#Ashes2015 – The Final Report

The Ashes Urn
The Ashes Urn (Photo credit: Wikipedia)

So that’s it then. The Great White Hype is over.

This must rank as the worst Ashes series over. With both teams vying for underwhelming batting performances the not particularly brilliant bowling looked much better than it actually was.

This series will, in my mind, will be seen in history as a landmark of sorts. The turning point that finally killed off Test matches. When the most most vaunted rivalry in cricket history has 5 matches, none of which last into the 5th day, we have a problem, Houston. And a big one.

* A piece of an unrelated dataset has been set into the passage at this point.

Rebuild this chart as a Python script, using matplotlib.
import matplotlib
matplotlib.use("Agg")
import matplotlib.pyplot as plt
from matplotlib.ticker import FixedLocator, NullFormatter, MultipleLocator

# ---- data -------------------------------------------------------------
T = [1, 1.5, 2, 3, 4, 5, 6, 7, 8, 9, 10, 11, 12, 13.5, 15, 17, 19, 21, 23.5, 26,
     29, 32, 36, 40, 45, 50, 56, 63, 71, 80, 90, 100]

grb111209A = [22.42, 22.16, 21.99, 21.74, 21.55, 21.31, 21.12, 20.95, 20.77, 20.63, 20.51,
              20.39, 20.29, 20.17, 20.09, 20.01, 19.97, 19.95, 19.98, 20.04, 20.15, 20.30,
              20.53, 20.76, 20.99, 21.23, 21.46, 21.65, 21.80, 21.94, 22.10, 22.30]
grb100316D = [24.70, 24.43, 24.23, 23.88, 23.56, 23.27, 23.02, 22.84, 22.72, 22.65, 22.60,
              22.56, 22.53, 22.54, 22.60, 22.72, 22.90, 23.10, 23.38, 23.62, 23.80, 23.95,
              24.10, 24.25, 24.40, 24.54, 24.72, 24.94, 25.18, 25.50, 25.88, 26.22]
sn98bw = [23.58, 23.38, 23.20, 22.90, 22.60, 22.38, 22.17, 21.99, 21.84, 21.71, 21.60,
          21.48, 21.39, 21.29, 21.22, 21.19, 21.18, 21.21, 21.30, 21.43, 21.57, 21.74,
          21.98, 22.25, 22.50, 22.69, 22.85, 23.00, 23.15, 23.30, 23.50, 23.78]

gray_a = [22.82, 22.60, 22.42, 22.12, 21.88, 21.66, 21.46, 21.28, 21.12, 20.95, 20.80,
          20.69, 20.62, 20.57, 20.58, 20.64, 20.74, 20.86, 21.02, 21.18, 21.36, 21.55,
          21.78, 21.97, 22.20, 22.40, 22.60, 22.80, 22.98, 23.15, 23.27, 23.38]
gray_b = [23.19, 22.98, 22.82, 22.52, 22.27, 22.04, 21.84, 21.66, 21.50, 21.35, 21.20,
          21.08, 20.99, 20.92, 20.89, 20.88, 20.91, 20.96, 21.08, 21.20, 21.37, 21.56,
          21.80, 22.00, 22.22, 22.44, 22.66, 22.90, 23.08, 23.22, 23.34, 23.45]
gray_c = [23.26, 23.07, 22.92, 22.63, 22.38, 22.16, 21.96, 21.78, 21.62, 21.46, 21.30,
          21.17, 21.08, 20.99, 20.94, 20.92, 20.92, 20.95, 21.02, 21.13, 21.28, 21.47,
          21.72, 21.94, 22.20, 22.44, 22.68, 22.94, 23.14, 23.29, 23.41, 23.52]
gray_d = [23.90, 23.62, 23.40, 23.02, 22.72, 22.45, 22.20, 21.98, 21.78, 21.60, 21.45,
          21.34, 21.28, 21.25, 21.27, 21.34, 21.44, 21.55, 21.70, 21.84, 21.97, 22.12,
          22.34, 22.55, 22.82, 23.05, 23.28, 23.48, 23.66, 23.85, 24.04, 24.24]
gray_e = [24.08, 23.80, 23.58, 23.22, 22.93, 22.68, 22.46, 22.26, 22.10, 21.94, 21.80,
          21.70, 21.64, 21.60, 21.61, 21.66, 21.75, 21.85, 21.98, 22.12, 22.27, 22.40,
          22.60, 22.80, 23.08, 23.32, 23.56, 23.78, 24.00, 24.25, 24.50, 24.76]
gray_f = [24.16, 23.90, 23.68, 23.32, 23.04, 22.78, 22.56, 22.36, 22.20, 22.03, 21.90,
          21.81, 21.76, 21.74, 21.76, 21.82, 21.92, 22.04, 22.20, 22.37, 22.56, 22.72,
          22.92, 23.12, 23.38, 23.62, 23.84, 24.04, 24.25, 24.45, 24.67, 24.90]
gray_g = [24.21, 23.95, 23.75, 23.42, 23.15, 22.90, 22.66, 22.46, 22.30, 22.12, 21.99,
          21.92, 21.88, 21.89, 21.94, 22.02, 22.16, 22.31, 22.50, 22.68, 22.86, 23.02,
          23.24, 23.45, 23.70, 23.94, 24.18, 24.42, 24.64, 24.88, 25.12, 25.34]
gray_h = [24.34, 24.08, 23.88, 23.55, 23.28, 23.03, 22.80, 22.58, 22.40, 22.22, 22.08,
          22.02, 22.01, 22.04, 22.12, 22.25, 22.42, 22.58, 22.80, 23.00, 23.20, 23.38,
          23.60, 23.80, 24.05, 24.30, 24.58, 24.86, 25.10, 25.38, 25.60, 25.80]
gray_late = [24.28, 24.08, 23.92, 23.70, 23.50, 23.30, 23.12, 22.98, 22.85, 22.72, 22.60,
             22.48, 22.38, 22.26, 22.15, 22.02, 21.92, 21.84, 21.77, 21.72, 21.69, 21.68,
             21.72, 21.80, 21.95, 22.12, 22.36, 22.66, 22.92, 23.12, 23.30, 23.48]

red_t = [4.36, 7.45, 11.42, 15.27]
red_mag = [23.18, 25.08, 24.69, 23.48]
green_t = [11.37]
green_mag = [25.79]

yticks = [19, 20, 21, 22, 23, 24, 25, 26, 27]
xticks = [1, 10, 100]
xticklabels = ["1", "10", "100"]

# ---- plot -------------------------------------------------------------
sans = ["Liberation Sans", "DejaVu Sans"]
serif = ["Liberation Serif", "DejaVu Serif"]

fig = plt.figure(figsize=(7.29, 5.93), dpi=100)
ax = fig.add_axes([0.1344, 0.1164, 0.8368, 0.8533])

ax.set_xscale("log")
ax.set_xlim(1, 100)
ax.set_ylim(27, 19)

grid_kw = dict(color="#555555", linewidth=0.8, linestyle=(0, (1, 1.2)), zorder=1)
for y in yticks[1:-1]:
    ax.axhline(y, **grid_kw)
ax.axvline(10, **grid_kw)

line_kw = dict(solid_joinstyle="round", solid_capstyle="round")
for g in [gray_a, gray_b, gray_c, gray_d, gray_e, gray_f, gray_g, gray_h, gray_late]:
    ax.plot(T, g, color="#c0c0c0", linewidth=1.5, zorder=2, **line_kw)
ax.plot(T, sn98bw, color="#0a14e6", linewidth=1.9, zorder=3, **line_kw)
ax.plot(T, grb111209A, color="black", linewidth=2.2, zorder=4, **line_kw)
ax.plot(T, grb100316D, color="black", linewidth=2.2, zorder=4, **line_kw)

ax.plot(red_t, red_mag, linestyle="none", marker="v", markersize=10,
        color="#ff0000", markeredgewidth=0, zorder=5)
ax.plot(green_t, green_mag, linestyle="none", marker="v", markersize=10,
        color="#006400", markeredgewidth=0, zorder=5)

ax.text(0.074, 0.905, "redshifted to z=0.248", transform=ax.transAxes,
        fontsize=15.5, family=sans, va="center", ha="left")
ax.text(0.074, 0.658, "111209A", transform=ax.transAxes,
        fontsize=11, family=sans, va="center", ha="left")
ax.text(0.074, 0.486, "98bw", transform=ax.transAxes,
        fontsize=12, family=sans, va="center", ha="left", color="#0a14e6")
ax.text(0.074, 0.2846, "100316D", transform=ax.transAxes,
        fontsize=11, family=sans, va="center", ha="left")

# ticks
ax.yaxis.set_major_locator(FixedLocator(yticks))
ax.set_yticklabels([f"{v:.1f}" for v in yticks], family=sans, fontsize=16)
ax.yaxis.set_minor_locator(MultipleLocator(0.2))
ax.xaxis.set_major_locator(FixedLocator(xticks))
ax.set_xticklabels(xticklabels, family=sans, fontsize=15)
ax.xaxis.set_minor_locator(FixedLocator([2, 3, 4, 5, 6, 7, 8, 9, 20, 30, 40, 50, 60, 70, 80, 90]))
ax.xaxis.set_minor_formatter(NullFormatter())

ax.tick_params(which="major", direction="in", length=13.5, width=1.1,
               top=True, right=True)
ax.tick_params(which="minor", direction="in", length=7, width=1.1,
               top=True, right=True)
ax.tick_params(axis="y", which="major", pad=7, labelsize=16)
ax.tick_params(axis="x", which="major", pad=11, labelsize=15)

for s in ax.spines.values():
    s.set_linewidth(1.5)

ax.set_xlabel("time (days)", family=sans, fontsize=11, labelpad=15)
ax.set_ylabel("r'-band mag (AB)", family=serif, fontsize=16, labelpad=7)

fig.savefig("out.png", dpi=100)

Notice the batting performances from Australia came largely from Chris Rogers, playing in his last few Test matches. A forgotten hero, thrown in when the young turks, the exciting talents had failed over and over. He brought in solidity. Even David Warner, one of those incendiary cricketers, tamed himself and his best performances came from hard graft rather than flashy stroke play.

On the England side, Root and Cook, played the old fashioned way. Working for their runs, not swinging their bats around and expecting edges to go for six over shortened boundaries. Very few batsmen on either side emulated these. Read almost no one.

England bowled at home. Yes, it’s a Dukes ball, it’s England. But they prepared slow pitches, but they bowled up to their usual standard. In England, their usual standard is right up there.

Glenn McGrath. Sydney Cricket Ground, Australi...
Glenn McGrath. Sydney Cricket Ground, Australia v. South Africa, 5 Jan 2006. Cropped from One Salient Oversight’s photo, File:Glenn McGrath 01.jpg, with improved contrast. (Photo credit: Wikipedia)

The Australian bowlers suffered from a lack of focus. Mitchell Starc has a lot of work ahead of him to convince anyone ( and himself ) that he can keep up the work over multiple spells over multiple sessions. Josh Hazlewood completely lost the plot. Before the series I’d heard talk of him being the new Glenn McGrath. There was none of that that we saw. Hazlewood forgot the role and bowled too wide and tried to bowl it too fast. He was the leak in the cistern, instead of the stopper he was supposed to be.

Watson: What else can I say about him that I haven’t already bitched about. He should never have been in the side. Haddin: the same. Clarke wasn’t the Clarke we’ve seen before. Now they’re all gone, I think, for good. Shame about Rogers. I don’t think we’re going to see Haddin or Watson anymore either.

The question is why did Australia play this way? The all out, “we’re going to blow them away” approach did not work. Why then did they attempt it?

Two major reasons. Johnson’s reputation from the 5-0 at home and the brouhaha that England created over their own team selection gave them the idea that England were going to rollover and all they had to do was show them Johnson and Starc. The continued non-selection of Siddle and the non-dropping of Starc had everything to do with “we’re going to scare them into submission”.

The other reason was the feeling that they could play attacking shots and get runs in England because they batted all the way down to #10. In actual fact, Clarke went AWOL, Haddin too, “Front Foot” Watson was never going to be a serious contender and Voges was lucky to be there at all. Smith faded away and the tail did not wag.

On the England side, I think they have issues with their batting too. Cook will find a way, because he is a grinder. Root is established. Bell is the Rohit Sharma of England, with slightly better credentials. England need an opener, a spinner and oh, a proper wicketkeeper, too, because Buttler is not there yet.

The England bowling is still very reliant on Anderson and Broad. Stokes may kick on to be a fixture. The supporting cast is a revolving cast of characters with a spinner who is a #8 batsman, a potential opening batsman, a frontline spinner, I’m not sure what the hell he is. England will never select Adil Rashid, because he is a legspinner and England remain suspicious of legspinner. The last legspinner to have played for England was Ian Salisbury in the 90’s. Before him Robin Hobbs was the specialist legspinner and he played his last Test in 1971. I see no reason for that thinking to change anytime soon.

What this series revealed is two mentally weak teams, both with big holes in them. It was survivor. 3-2 to England tells us that the slightly stronger of the two weak teams edged ahead.

A most boring series of underwhelming performances from both sides.